Please repeat all of the listing exactly.
— start —
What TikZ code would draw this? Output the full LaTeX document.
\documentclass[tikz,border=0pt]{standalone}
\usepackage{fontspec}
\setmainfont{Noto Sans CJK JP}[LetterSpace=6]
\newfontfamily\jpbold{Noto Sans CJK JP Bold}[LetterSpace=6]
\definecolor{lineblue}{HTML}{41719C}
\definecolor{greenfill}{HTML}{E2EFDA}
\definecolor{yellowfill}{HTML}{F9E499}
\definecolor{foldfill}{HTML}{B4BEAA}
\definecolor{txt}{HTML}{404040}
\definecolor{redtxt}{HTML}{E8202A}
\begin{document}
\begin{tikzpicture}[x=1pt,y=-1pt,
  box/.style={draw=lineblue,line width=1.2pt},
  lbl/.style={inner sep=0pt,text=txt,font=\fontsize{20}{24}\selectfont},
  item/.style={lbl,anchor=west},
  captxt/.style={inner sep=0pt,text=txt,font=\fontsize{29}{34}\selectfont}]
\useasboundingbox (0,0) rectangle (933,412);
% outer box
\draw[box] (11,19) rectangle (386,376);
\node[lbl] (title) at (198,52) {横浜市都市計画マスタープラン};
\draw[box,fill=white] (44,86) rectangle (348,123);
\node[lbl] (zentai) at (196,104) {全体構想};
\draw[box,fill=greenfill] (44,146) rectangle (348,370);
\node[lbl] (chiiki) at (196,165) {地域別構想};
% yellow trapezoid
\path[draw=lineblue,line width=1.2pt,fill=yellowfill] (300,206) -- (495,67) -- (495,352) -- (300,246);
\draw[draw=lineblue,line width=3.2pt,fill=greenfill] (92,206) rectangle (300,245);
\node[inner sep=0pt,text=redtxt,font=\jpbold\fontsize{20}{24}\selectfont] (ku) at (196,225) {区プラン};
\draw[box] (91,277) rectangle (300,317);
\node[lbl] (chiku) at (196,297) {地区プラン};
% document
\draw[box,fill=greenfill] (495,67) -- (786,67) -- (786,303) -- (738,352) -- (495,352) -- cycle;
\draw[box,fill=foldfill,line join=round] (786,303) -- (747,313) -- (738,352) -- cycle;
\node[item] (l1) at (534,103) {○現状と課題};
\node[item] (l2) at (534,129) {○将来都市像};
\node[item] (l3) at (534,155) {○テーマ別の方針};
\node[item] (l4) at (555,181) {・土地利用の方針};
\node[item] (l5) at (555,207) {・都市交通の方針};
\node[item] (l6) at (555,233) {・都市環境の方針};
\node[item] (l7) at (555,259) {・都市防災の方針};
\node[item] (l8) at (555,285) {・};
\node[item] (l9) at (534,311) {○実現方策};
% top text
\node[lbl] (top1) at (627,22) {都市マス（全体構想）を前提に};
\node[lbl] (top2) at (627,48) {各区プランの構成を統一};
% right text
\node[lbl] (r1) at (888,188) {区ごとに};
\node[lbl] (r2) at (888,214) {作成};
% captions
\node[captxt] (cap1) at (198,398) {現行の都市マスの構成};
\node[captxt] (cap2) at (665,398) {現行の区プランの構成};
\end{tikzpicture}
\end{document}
— end —
▸ ANSWER TO THIS EXERCISE:
What TikZ code would draw this? Output the full LaTeX document.
\documentclass[tikz,border=0pt]{standalone}
\usepackage{fontspec}
\setmainfont{Noto Sans CJK JP}[LetterSpace=6]
\newfontfamily\jpbold{Noto Sans CJK JP Bold}[LetterSpace=6]
\definecolor{lineblue}{HTML}{41719C}
\definecolor{greenfill}{HTML}{E2EFDA}
\definecolor{yellowfill}{HTML}{F9E499}
\definecolor{foldfill}{HTML}{B4BEAA}
\definecolor{txt}{HTML}{404040}
\definecolor{redtxt}{HTML}{E8202A}
\begin{document}
\begin{tikzpicture}[x=1pt,y=-1pt,
  box/.style={draw=lineblue,line width=1.2pt},
  lbl/.style={inner sep=0pt,text=txt,font=\fontsize{20}{24}\selectfont},
  item/.style={lbl,anchor=west},
  captxt/.style={inner sep=0pt,text=txt,font=\fontsize{29}{34}\selectfont}]
\useasboundingbox (0,0) rectangle (933,412);
% outer box
\draw[box] (11,19) rectangle (386,376);
\node[lbl] (title) at (198,52) {横浜市都市計画マスタープラン};
\draw[box,fill=white] (44,86) rectangle (348,123);
\node[lbl] (zentai) at (196,104) {全体構想};
\draw[box,fill=greenfill] (44,146) rectangle (348,370);
\node[lbl] (chiiki) at (196,165) {地域別構想};
% yellow trapezoid
\path[draw=lineblue,line width=1.2pt,fill=yellowfill] (300,206) -- (495,67) -- (495,352) -- (300,246);
\draw[draw=lineblue,line width=3.2pt,fill=greenfill] (92,206) rectangle (300,245);
\node[inner sep=0pt,text=redtxt,font=\jpbold\fontsize{20}{24}\selectfont] (ku) at (196,225) {区プラン};
\draw[box] (91,277) rectangle (300,317);
\node[lbl] (chiku) at (196,297) {地区プラン};
% document
\draw[box,fill=greenfill] (495,67) -- (786,67) -- (786,303) -- (738,352) -- (495,352) -- cycle;
\draw[box,fill=foldfill,line join=round] (786,303) -- (747,313) -- (738,352) -- cycle;
\node[item] (l1) at (534,103) {○現状と課題};
\node[item] (l2) at (534,129) {○将来都市像};
\node[item] (l3) at (534,155) {○テーマ別の方針};
\node[item] (l4) at (555,181) {・土地利用の方針};
\node[item] (l5) at (555,207) {・都市交通の方針};
\node[item] (l6) at (555,233) {・都市環境の方針};
\node[item] (l7) at (555,259) {・都市防災の方針};
\node[item] (l8) at (555,285) {・};
\node[item] (l9) at (534,311) {○実現方策};
% top text
\node[lbl] (top1) at (627,22) {都市マス（全体構想）を前提に};
\node[lbl] (top2) at (627,48) {各区プランの構成を統一};
% right text
\node[lbl] (r1) at (888,188) {区ごとに};
\node[lbl] (r2) at (888,214) {作成};
% captions
\node[captxt] (cap1) at (198,398) {現行の都市マスの構成};
\node[captxt] (cap2) at (665,398) {現行の区プランの構成};
\end{tikzpicture}
\end{document}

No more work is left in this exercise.